**What to produce:**
Write out the data again exactly, skipping every picture.

----

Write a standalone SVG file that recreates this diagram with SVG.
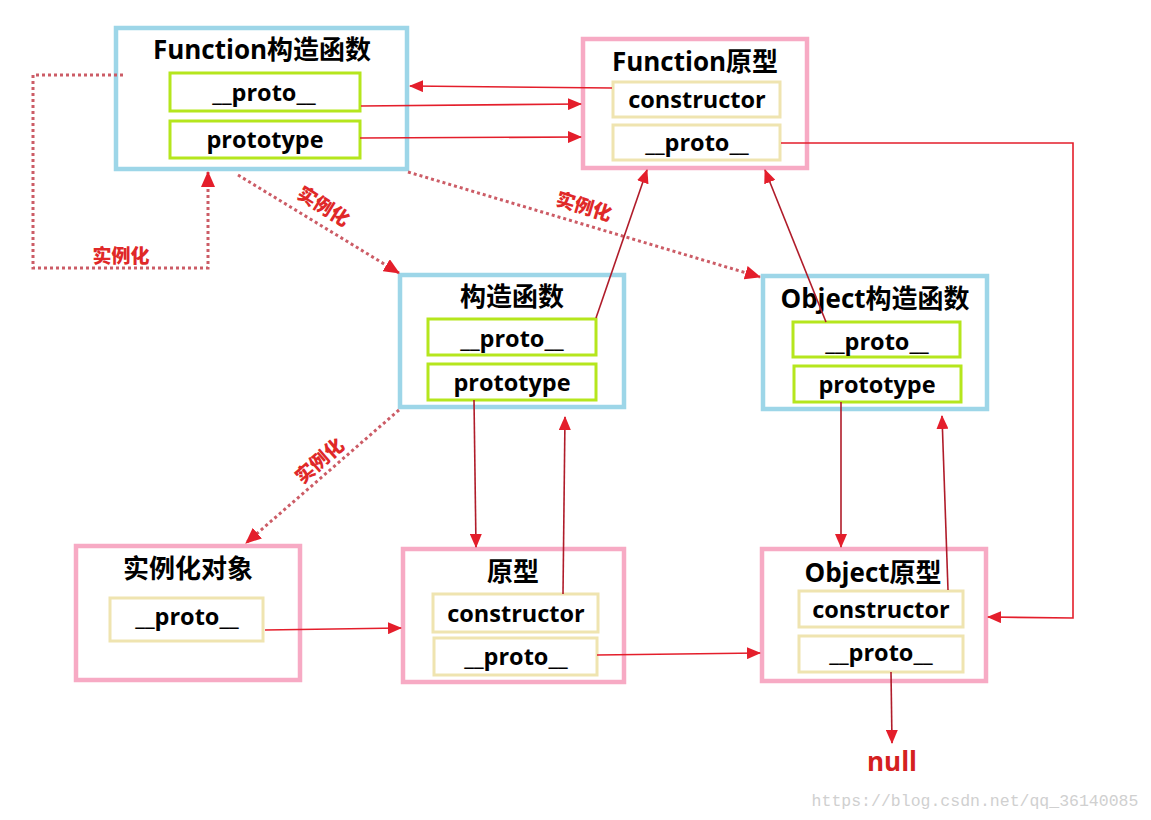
<svg xmlns="http://www.w3.org/2000/svg" width="1151" height="820" viewBox="0 0 1151 820">
<defs>
<marker id="ah" viewBox="0 0 14 12" refX="13" refY="6" markerWidth="14" markerHeight="12" markerUnits="userSpaceOnUse" orient="auto">
<path d="M0,0 L14,6 L0,12 z" fill="#e41e2b"/>
</marker>
<marker id="ahd" viewBox="0 0 16 14" refX="15" refY="7" markerWidth="16" markerHeight="14" markerUnits="userSpaceOnUse" orient="auto">
<path d="M0,0 L16,7 L0,14 z" fill="#e41e2b"/>
</marker>
</defs>
<style>
.blue{fill:#fff;stroke:#9dd6e8;stroke-width:4.5}
.pink{fill:#fff;stroke:#f7aac4;stroke-width:4.5}
.green{fill:#fff;stroke:#b5e61d;stroke-width:3}
.beige{fill:#fff;stroke:#efe4b0;stroke-width:3}
.t{font-family:"Open Sans","Noto Sans CJK SC",sans-serif;font-weight:bold;font-size:26px;fill:#000;text-anchor:middle}
.f{font-family:"Open Sans","Noto Sans CJK SC",sans-serif;font-weight:bold;font-size:23.5px;fill:#000;text-anchor:middle}
.lbl{font-family:"Noto Sans CJK SC",sans-serif;font-weight:900;font-size:19px;fill:#e02828;text-anchor:middle}
.ln{fill:none;stroke:#e41e2b;stroke-width:1.6}
.dk{fill:none;stroke:#b01c2a;stroke-width:1.6}
.dot{fill:none;stroke:#cc5c66;stroke-width:3;stroke-dasharray:3 3}
</style>
<g id="function-ctor">
<rect class="blue" x="116" y="28" width="291" height="141"/>
<text class="t" x="262" y="59">Function构造函数</text>
<rect class="green" x="170" y="73" width="190" height="38"/>
<text class="f" x="264" y="101">__proto__</text>
<rect class="green" x="170" y="121" width="190" height="37"/>
<text class="f" x="265" y="148">prototype</text>
</g>
<g id="function-proto">
<rect class="pink" x="583" y="39" width="224" height="129"/>
<text class="t" x="695" y="71">Function原型</text>
<rect class="beige" x="613" y="82" width="167" height="35"/>
<text class="f" x="697" y="108">constructor</text>
<rect class="beige" x="613" y="125" width="167" height="35"/>
<text class="f" x="697" y="151">__proto__</text>
</g>
<g id="ctor">
<rect class="blue" x="400" y="275" width="224" height="132"/>
<text class="t" x="512" y="306">构造函数</text>
<rect class="green" x="428" y="319" width="168" height="36"/>
<text class="f" x="512" y="347">__proto__</text>
<rect class="green" x="428" y="364" width="168" height="36"/>
<text class="f" x="512" y="391">prototype</text>
</g>
<g id="object-ctor">
<rect class="blue" x="763" y="276" width="224" height="133"/>
<text class="t" x="875" y="308">Object构造函数</text>
<rect class="green" x="793" y="322" width="167" height="35"/>
<text class="f" x="877" y="350">__proto__</text>
<rect class="green" x="794" y="366" width="167" height="36"/>
<text class="f" x="877" y="393">prototype</text>
</g>
<g id="instance">
<rect class="pink" x="76" y="546" width="224" height="134"/>
<text class="t" x="188" y="578">实例化对象</text>
<rect class="beige" x="110" y="598" width="153" height="43"/>
<text class="f" x="187" y="625">__proto__</text>
</g>
<g id="proto">
<rect class="pink" x="403" y="549" width="221" height="133"/>
<text class="t" x="513" y="581">原型</text>
<rect class="beige" x="433" y="594" width="165" height="38"/>
<text class="f" x="516" y="622">constructor</text>
<rect class="beige" x="434" y="638" width="163" height="37"/>
<text class="f" x="516" y="665">__proto__</text>
</g>
<g id="object-proto">
<rect class="pink" x="762" y="549" width="224" height="132"/>
<text class="t" x="873" y="582">Object原型</text>
<rect class="beige" x="799" y="591" width="164" height="36"/>
<text class="f" x="881" y="618">constructor</text>
<rect class="beige" x="799" y="636" width="164" height="36"/>
<text class="f" x="881" y="661">__proto__</text>
</g>
<g id="null">
<text x="892" y="771" style="font-family:'Open Sans',sans-serif;font-weight:bold;font-size:26px;fill:#d42020;text-anchor:middle">null</text>
</g>
<g id="connectors">
<path class="dot" d="M123,75 H33 V268 H208 V172" marker-end="url(#ahd)"/>
<path class="dot" d="M238,175 L399,273" marker-end="url(#ahd)"/>
<path class="dot" d="M408,172 L760,277" marker-end="url(#ahd)"/>
<path class="dot" d="M399,410 L246,543" marker-end="url(#ahd)"/>
<path class="ln" d="M612,88 L410,86" marker-end="url(#ah)"/>
<path class="ln" d="M361,106 L581,104" marker-end="url(#ah)"/>
<path class="ln" d="M360,138 L581,137" marker-end="url(#ah)"/>
<path class="ln" d="M781,143 H1073 V618 L988,617" marker-end="url(#ah)"/>
<path class="dk" d="M596,318 L647,170" marker-end="url(#ah)"/>
<path class="dk" d="M826,322 L765,170" marker-end="url(#ah)"/>
<path class="dk" d="M474,400 L476,547" marker-end="url(#ah)"/>
<path class="dk" d="M563,594 L565,417" marker-end="url(#ah)"/>
<path class="dk" d="M841,402 L841,547" marker-end="url(#ah)"/>
<path class="dk" d="M948,590 L942,416" marker-end="url(#ah)"/>
<path class="ln" d="M265,630 L401,628" marker-end="url(#ah)"/>
<path class="ln" d="M597,655 L760,653" marker-end="url(#ah)"/>
<path class="dk" d="M891,672 L892,743" marker-end="url(#ah)"/>
<text class="lbl" x="121" y="263">实例化</text>
<text class="lbl" transform="translate(320,212) rotate(32)">实例化</text>
<text class="lbl" transform="translate(582,213) rotate(17)">实例化</text>
<text class="lbl" transform="translate(324,466) rotate(-41)">实例化</text>
</g>
<text x="975" y="806" style="font-family:'Liberation Mono',monospace;font-size:16.5px;fill:#d0d0d0;text-anchor:middle">https://blog.csdn.net/qq_36140085</text>
</svg>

----

**Result:**
Write a standalone SVG file that recreates this diagram with SVG.
<svg xmlns="http://www.w3.org/2000/svg" width="1151" height="820" viewBox="0 0 1151 820">
<defs>
<marker id="ah" viewBox="0 0 14 12" refX="13" refY="6" markerWidth="14" markerHeight="12" markerUnits="userSpaceOnUse" orient="auto">
<path d="M0,0 L14,6 L0,12 z" fill="#e41e2b"/>
</marker>
<marker id="ahd" viewBox="0 0 16 14" refX="15" refY="7" markerWidth="16" markerHeight="14" markerUnits="userSpaceOnUse" orient="auto">
<path d="M0,0 L16,7 L0,14 z" fill="#e41e2b"/>
</marker>
</defs>
<style>
.blue{fill:#fff;stroke:#9dd6e8;stroke-width:4.5}
.pink{fill:#fff;stroke:#f7aac4;stroke-width:4.5}
.green{fill:#fff;stroke:#b5e61d;stroke-width:3}
.beige{fill:#fff;stroke:#efe4b0;stroke-width:3}
.t{font-family:"Open Sans","Noto Sans CJK SC",sans-serif;font-weight:bold;font-size:26px;fill:#000;text-anchor:middle}
.f{font-family:"Open Sans","Noto Sans CJK SC",sans-serif;font-weight:bold;font-size:23.5px;fill:#000;text-anchor:middle}
.lbl{font-family:"Noto Sans CJK SC",sans-serif;font-weight:900;font-size:19px;fill:#e02828;text-anchor:middle}
.ln{fill:none;stroke:#e41e2b;stroke-width:1.6}
.dk{fill:none;stroke:#b01c2a;stroke-width:1.6}
.dot{fill:none;stroke:#cc5c66;stroke-width:3;stroke-dasharray:3 3}
</style>
<g id="function-ctor">
<rect class="blue" x="116" y="28" width="291" height="141"/>
<text class="t" x="262" y="59">Function构造函数</text>
<rect class="green" x="170" y="73" width="190" height="38"/>
<text class="f" x="264" y="101">__proto__</text>
<rect class="green" x="170" y="121" width="190" height="37"/>
<text class="f" x="265" y="148">prototype</text>
</g>
<g id="function-proto">
<rect class="pink" x="583" y="39" width="224" height="129"/>
<text class="t" x="695" y="71">Function原型</text>
<rect class="beige" x="613" y="82" width="167" height="35"/>
<text class="f" x="697" y="108">constructor</text>
<rect class="beige" x="613" y="125" width="167" height="35"/>
<text class="f" x="697" y="151">__proto__</text>
</g>
<g id="ctor">
<rect class="blue" x="400" y="275" width="224" height="132"/>
<text class="t" x="512" y="306">构造函数</text>
<rect class="green" x="428" y="319" width="168" height="36"/>
<text class="f" x="512" y="347">__proto__</text>
<rect class="green" x="428" y="364" width="168" height="36"/>
<text class="f" x="512" y="391">prototype</text>
</g>
<g id="object-ctor">
<rect class="blue" x="763" y="276" width="224" height="133"/>
<text class="t" x="875" y="308">Object构造函数</text>
<rect class="green" x="793" y="322" width="167" height="35"/>
<text class="f" x="877" y="350">__proto__</text>
<rect class="green" x="794" y="366" width="167" height="36"/>
<text class="f" x="877" y="393">prototype</text>
</g>
<g id="instance">
<rect class="pink" x="76" y="546" width="224" height="134"/>
<text class="t" x="188" y="578">实例化对象</text>
<rect class="beige" x="110" y="598" width="153" height="43"/>
<text class="f" x="187" y="625">__proto__</text>
</g>
<g id="proto">
<rect class="pink" x="403" y="549" width="221" height="133"/>
<text class="t" x="513" y="581">原型</text>
<rect class="beige" x="433" y="594" width="165" height="38"/>
<text class="f" x="516" y="622">constructor</text>
<rect class="beige" x="434" y="638" width="163" height="37"/>
<text class="f" x="516" y="665">__proto__</text>
</g>
<g id="object-proto">
<rect class="pink" x="762" y="549" width="224" height="132"/>
<text class="t" x="873" y="582">Object原型</text>
<rect class="beige" x="799" y="591" width="164" height="36"/>
<text class="f" x="881" y="618">constructor</text>
<rect class="beige" x="799" y="636" width="164" height="36"/>
<text class="f" x="881" y="661">__proto__</text>
</g>
<g id="null">
<text x="892" y="771" style="font-family:'Open Sans',sans-serif;font-weight:bold;font-size:26px;fill:#d42020;text-anchor:middle">null</text>
</g>
<g id="connectors">
<path class="dot" d="M123,75 H33 V268 H208 V172" marker-end="url(#ahd)"/>
<path class="dot" d="M238,175 L399,273" marker-end="url(#ahd)"/>
<path class="dot" d="M408,172 L760,277" marker-end="url(#ahd)"/>
<path class="dot" d="M399,410 L246,543" marker-end="url(#ahd)"/>
<path class="ln" d="M612,88 L410,86" marker-end="url(#ah)"/>
<path class="ln" d="M361,106 L581,104" marker-end="url(#ah)"/>
<path class="ln" d="M360,138 L581,137" marker-end="url(#ah)"/>
<path class="ln" d="M781,143 H1073 V618 L988,617" marker-end="url(#ah)"/>
<path class="dk" d="M596,318 L647,170" marker-end="url(#ah)"/>
<path class="dk" d="M826,322 L765,170" marker-end="url(#ah)"/>
<path class="dk" d="M474,400 L476,547" marker-end="url(#ah)"/>
<path class="dk" d="M563,594 L565,417" marker-end="url(#ah)"/>
<path class="dk" d="M841,402 L841,547" marker-end="url(#ah)"/>
<path class="dk" d="M948,590 L942,416" marker-end="url(#ah)"/>
<path class="ln" d="M265,630 L401,628" marker-end="url(#ah)"/>
<path class="ln" d="M597,655 L760,653" marker-end="url(#ah)"/>
<path class="dk" d="M891,672 L892,743" marker-end="url(#ah)"/>
<text class="lbl" x="121" y="263">实例化</text>
<text class="lbl" transform="translate(320,212) rotate(32)">实例化</text>
<text class="lbl" transform="translate(582,213) rotate(17)">实例化</text>
<text class="lbl" transform="translate(324,466) rotate(-41)">实例化</text>
</g>
<text x="975" y="806" style="font-family:'Liberation Mono',monospace;font-size:16.5px;fill:#d0d0d0;text-anchor:middle">https://blog.csdn.net/qq_36140085</text>
</svg>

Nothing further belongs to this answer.